_Short task_
Retype word for word the first line of the listing and each line after it up to the line with "from bokeh.resources import INLINE", with the pictures taken out.

_Given information_

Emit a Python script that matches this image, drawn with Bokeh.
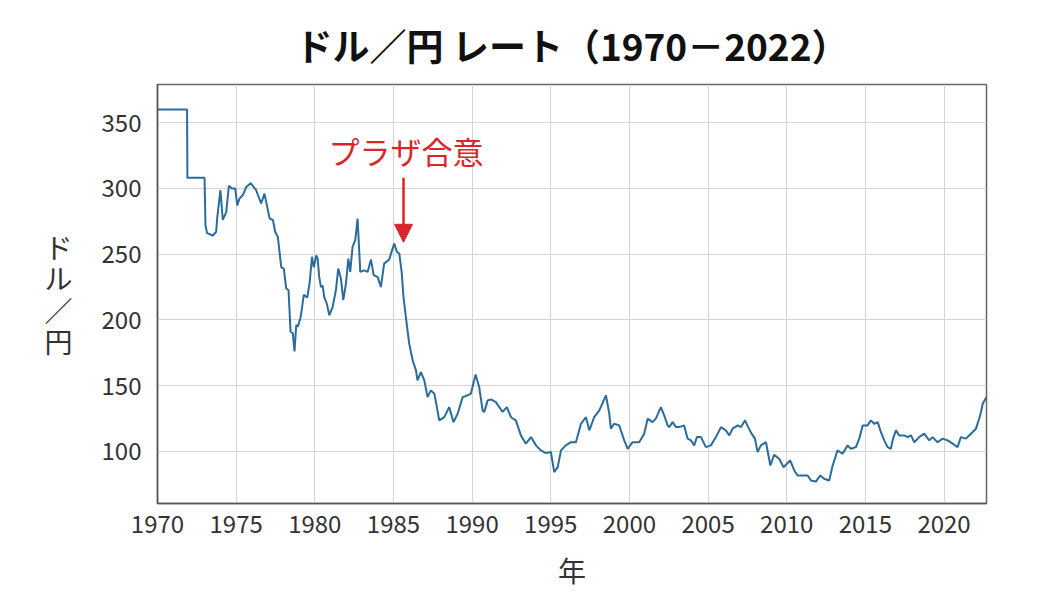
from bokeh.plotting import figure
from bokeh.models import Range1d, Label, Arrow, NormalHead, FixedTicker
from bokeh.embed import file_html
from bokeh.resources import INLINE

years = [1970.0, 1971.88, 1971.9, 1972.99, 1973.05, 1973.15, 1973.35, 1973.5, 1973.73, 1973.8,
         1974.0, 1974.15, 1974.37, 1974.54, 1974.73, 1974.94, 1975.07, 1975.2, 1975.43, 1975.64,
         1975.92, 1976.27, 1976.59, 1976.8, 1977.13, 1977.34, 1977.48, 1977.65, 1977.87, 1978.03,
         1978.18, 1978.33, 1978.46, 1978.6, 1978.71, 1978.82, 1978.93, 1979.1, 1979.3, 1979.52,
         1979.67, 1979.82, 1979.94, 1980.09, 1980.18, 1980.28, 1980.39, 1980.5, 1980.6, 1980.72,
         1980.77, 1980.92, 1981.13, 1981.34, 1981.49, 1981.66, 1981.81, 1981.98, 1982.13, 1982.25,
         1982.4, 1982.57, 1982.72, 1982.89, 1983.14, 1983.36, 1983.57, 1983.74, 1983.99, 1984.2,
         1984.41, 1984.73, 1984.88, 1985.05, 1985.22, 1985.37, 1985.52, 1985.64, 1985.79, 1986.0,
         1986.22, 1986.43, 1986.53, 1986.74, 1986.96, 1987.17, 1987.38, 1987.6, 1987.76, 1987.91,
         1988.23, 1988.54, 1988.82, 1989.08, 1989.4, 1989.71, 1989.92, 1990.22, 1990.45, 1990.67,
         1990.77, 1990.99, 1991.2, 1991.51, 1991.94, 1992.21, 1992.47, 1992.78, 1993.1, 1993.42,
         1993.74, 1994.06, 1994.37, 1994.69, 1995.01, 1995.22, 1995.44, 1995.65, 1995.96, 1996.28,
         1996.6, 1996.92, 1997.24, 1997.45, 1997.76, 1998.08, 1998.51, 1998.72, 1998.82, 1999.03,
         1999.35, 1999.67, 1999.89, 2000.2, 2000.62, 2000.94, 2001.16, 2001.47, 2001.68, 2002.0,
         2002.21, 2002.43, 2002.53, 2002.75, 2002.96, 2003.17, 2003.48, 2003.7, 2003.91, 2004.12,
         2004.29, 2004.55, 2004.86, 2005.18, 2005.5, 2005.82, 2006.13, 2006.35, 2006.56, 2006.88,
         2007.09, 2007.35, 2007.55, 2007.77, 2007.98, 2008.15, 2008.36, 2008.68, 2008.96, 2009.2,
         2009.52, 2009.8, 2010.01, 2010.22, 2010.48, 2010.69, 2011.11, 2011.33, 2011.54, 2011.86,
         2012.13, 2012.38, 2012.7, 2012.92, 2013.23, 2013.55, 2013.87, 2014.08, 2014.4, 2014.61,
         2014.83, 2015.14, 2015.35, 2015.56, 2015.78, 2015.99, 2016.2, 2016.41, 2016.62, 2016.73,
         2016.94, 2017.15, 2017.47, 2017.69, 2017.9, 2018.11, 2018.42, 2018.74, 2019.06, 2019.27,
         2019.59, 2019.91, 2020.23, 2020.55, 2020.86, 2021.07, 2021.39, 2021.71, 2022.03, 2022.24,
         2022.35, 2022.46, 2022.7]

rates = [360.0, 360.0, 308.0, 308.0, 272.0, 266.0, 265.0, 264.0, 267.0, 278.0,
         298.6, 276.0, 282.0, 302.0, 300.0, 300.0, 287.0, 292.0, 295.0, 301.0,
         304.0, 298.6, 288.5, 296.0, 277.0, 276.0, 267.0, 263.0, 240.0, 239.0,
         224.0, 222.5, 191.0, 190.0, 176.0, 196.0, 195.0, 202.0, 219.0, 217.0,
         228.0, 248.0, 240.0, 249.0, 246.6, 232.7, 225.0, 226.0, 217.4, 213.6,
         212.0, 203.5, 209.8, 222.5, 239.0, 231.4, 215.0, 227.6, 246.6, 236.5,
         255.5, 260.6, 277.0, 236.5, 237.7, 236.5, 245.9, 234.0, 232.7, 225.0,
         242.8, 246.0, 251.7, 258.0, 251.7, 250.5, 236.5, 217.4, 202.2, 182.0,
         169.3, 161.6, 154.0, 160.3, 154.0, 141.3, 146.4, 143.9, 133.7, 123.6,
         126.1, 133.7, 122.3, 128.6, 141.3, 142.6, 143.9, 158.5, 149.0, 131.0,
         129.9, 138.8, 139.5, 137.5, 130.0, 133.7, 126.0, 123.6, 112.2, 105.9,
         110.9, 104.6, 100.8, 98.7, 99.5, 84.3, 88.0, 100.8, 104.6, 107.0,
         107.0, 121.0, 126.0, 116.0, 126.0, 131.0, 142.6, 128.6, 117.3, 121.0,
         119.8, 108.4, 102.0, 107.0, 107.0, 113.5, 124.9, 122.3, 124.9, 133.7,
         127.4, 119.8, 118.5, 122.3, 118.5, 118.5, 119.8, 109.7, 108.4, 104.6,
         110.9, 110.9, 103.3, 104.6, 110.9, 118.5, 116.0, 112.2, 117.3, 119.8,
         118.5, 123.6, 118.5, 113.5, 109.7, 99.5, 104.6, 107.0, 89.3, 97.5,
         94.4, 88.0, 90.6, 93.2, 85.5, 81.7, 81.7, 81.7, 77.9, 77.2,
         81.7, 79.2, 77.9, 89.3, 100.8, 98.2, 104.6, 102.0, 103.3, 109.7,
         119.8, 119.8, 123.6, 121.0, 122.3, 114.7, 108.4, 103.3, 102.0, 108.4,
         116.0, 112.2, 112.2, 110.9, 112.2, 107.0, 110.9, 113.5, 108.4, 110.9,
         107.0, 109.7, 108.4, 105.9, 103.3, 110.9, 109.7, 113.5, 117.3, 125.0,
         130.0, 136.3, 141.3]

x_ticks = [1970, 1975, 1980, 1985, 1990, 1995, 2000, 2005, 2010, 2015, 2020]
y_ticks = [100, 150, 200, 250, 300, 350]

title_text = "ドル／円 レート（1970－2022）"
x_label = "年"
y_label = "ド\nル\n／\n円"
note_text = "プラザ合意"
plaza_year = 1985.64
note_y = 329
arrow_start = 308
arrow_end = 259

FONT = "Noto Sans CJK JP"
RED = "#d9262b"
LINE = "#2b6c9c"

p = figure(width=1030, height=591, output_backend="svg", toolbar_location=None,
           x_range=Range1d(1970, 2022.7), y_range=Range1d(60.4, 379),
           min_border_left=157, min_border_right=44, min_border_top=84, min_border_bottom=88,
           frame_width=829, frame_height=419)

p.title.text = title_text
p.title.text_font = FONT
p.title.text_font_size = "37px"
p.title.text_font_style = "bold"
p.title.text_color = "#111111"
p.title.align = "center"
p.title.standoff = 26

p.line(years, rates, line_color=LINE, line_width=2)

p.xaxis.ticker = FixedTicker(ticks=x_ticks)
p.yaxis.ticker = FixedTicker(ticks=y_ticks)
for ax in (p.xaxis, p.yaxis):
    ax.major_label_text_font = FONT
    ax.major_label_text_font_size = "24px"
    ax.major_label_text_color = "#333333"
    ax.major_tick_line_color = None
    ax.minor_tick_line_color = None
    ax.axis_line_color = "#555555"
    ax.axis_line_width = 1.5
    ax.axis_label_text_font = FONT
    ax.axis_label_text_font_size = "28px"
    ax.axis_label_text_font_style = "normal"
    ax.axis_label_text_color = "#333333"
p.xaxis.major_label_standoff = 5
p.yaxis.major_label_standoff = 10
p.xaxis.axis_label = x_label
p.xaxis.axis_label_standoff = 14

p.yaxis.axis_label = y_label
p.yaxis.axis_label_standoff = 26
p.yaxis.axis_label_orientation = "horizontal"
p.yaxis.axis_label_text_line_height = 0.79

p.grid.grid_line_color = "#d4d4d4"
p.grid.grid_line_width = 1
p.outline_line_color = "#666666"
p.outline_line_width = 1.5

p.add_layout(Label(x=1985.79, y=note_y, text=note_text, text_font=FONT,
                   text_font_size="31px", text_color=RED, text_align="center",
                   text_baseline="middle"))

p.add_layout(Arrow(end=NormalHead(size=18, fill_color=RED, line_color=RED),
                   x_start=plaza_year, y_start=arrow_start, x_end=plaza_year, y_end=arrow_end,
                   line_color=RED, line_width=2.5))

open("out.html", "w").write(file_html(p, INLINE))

_Final result_
Emit a Python script that matches this image, drawn with Bokeh.
from bokeh.plotting import figure
from bokeh.models import Range1d, Label, Arrow, NormalHead, FixedTicker
from bokeh.embed import file_html
from bokeh.resources import INLINE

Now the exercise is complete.